Set problem: Print, word for word, the opening line of the data below and every line after it through the line that contains "plt.rcParams['font.family'] = ['Lato', 'DejaVu", but not the pictures.

Source code of charts:
** Start **

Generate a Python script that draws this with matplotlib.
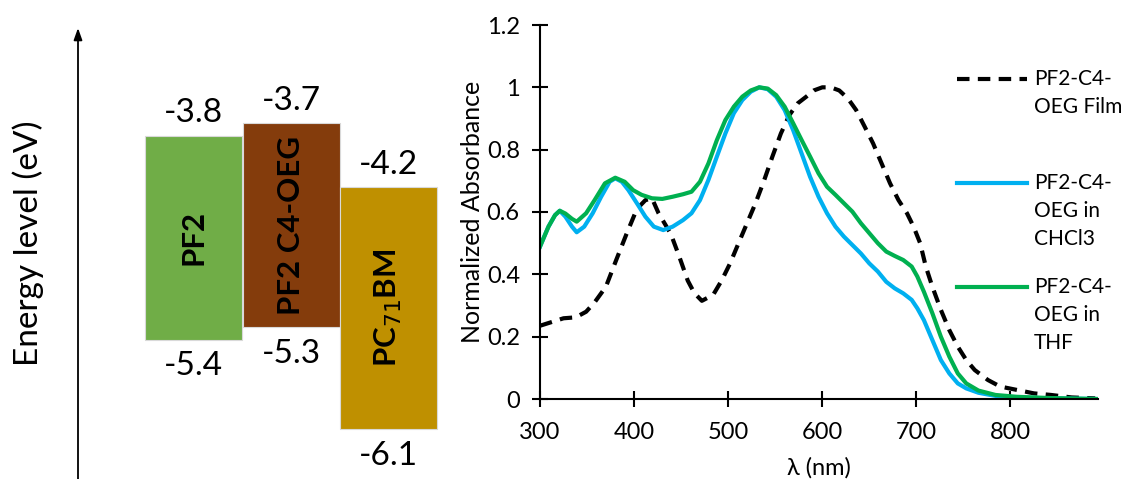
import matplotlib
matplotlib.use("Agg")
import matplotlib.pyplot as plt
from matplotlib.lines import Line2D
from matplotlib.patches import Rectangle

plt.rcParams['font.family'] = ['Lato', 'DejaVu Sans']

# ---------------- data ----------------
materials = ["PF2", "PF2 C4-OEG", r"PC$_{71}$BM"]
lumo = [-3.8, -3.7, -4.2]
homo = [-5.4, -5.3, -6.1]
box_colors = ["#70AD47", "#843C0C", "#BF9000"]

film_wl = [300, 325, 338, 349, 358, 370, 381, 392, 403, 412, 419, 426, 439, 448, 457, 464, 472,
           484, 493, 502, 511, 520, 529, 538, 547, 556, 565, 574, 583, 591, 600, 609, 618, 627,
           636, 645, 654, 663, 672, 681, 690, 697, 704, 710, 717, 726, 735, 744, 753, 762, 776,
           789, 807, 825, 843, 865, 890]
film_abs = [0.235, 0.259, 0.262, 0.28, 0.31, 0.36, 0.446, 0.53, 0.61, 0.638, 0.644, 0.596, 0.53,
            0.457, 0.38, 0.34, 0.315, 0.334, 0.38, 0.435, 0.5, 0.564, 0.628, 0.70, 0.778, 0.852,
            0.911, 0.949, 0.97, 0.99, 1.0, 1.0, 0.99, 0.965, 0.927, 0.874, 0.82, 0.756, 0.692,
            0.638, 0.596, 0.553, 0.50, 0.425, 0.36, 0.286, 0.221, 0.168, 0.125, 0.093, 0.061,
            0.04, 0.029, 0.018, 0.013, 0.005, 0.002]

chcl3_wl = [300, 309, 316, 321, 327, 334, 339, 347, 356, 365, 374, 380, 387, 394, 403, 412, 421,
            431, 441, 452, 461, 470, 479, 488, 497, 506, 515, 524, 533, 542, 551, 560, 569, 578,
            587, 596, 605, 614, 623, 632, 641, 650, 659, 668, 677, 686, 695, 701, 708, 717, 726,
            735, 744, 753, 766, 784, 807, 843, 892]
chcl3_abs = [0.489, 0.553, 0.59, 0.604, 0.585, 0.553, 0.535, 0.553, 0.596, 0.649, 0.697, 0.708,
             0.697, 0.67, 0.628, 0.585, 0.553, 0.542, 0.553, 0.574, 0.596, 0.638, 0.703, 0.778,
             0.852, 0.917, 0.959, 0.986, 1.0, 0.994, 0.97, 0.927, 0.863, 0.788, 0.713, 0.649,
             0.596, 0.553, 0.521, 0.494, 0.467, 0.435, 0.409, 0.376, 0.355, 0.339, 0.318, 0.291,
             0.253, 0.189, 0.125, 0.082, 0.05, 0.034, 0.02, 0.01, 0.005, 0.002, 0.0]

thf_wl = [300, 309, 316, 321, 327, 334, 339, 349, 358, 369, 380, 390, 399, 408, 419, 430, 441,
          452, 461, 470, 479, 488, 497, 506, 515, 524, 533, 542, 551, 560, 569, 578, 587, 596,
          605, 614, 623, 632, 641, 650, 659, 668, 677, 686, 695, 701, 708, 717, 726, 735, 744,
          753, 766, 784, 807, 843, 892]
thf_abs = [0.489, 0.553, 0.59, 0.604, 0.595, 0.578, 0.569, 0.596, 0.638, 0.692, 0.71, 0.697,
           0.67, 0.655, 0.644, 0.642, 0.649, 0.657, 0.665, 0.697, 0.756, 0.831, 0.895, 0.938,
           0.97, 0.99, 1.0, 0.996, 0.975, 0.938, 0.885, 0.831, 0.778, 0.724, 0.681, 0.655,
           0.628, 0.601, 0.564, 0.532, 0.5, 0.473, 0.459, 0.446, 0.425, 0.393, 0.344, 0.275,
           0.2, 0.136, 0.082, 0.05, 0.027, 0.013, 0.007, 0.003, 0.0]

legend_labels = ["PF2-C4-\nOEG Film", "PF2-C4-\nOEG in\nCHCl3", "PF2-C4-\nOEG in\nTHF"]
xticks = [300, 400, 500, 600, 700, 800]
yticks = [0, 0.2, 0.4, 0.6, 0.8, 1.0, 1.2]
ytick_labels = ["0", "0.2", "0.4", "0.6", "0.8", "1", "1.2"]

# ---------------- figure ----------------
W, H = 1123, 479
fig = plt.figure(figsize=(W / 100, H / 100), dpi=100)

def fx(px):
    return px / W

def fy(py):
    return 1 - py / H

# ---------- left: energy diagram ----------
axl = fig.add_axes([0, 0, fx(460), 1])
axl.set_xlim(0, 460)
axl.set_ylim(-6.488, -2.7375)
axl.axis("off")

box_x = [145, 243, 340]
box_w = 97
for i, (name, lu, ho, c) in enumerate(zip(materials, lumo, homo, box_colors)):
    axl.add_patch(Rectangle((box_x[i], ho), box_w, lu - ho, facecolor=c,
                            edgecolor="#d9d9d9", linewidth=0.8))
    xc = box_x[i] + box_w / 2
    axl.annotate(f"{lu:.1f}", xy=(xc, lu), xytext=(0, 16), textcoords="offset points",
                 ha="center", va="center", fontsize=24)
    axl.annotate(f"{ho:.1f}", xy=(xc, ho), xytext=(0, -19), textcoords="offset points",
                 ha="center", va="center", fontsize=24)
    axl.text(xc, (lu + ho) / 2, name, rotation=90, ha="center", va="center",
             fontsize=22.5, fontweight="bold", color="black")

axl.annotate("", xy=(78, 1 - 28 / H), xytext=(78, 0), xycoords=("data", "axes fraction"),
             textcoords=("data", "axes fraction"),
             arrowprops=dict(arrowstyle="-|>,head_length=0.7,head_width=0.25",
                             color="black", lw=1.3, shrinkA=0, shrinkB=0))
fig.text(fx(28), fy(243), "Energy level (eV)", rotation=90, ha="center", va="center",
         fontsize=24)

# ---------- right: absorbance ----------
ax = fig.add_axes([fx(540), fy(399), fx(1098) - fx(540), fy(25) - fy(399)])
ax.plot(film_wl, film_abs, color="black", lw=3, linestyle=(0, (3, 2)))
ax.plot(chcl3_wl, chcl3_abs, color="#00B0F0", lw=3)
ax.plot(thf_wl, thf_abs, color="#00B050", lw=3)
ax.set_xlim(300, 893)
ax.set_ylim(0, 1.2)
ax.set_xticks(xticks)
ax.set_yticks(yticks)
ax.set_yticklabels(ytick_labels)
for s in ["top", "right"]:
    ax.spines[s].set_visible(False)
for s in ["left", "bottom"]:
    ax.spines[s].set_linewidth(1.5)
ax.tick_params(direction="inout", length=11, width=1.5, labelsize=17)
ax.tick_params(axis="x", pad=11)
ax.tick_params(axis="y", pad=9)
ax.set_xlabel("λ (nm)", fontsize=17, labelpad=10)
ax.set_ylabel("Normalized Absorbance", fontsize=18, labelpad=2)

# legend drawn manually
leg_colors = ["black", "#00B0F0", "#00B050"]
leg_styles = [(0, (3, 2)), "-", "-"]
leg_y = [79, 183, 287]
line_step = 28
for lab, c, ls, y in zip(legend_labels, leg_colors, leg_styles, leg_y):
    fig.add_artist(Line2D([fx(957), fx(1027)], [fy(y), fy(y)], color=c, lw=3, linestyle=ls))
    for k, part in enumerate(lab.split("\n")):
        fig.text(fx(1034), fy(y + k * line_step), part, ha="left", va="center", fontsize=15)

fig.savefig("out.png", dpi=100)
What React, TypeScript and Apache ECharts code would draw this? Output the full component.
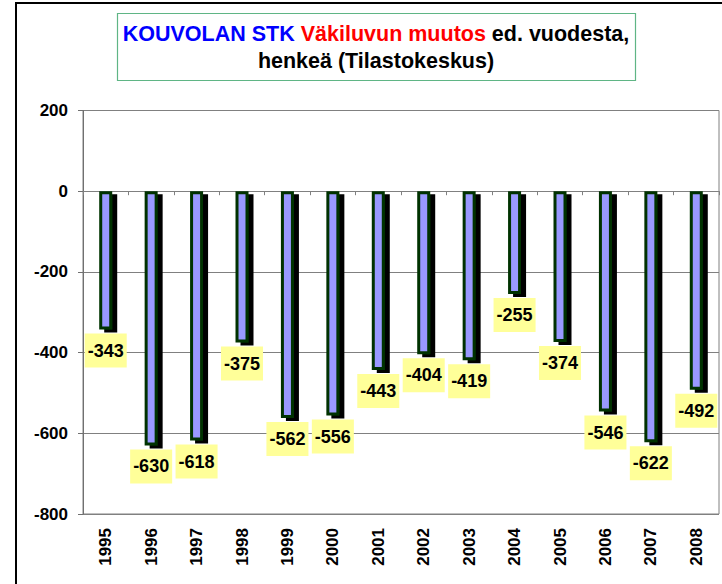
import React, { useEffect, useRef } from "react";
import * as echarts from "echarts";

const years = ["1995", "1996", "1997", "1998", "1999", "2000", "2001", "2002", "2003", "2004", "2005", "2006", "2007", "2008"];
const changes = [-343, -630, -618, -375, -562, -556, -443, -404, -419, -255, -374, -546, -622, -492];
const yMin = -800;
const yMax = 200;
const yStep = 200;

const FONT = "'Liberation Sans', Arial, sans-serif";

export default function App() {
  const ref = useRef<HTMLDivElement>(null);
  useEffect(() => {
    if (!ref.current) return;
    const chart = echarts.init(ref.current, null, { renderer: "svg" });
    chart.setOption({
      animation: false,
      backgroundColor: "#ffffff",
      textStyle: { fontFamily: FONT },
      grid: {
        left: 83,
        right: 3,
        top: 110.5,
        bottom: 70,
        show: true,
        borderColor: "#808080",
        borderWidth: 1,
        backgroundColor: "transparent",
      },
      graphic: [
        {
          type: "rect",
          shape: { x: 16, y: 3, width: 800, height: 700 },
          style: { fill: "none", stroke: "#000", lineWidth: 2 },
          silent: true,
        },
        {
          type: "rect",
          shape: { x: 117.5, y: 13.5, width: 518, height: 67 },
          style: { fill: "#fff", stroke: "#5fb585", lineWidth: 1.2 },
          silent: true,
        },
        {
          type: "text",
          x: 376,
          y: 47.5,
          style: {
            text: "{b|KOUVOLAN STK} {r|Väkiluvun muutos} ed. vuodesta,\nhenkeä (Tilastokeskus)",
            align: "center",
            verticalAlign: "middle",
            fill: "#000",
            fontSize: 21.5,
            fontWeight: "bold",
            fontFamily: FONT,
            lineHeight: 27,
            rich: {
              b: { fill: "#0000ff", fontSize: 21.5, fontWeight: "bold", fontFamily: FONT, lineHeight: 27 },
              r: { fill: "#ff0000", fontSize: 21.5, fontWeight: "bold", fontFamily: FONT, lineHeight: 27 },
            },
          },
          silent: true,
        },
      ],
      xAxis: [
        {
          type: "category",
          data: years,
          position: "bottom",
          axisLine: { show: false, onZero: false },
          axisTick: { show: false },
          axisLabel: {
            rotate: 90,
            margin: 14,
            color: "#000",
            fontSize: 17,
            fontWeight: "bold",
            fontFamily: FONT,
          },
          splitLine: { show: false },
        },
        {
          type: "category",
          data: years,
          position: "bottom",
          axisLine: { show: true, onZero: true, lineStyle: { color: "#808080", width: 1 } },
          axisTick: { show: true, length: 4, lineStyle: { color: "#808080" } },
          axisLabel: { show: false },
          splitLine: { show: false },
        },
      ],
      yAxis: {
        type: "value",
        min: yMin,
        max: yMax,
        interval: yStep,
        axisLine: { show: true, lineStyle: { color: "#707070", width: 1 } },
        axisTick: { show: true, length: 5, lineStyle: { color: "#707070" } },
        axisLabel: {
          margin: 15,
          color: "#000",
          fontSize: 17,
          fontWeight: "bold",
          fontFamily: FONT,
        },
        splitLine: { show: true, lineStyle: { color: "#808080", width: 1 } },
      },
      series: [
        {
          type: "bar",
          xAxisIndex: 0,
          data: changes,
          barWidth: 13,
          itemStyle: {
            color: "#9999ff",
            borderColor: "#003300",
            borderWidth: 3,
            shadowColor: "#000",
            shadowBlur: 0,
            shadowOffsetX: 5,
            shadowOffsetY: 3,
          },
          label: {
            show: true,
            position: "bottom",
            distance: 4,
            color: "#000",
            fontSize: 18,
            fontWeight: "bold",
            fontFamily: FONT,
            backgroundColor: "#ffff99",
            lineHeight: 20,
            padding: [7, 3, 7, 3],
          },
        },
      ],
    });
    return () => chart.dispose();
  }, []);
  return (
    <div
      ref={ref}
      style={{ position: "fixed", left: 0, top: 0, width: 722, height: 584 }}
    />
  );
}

** End **

Finished answer:
Generate a Python script that draws this with matplotlib.
import matplotlib
matplotlib.use("Agg")
import matplotlib.pyplot as plt
from matplotlib.lines import Line2D
from matplotlib.patches import Rectangle

plt.rcParams['font.family'] = ['Lato', 'DejaVu Sans']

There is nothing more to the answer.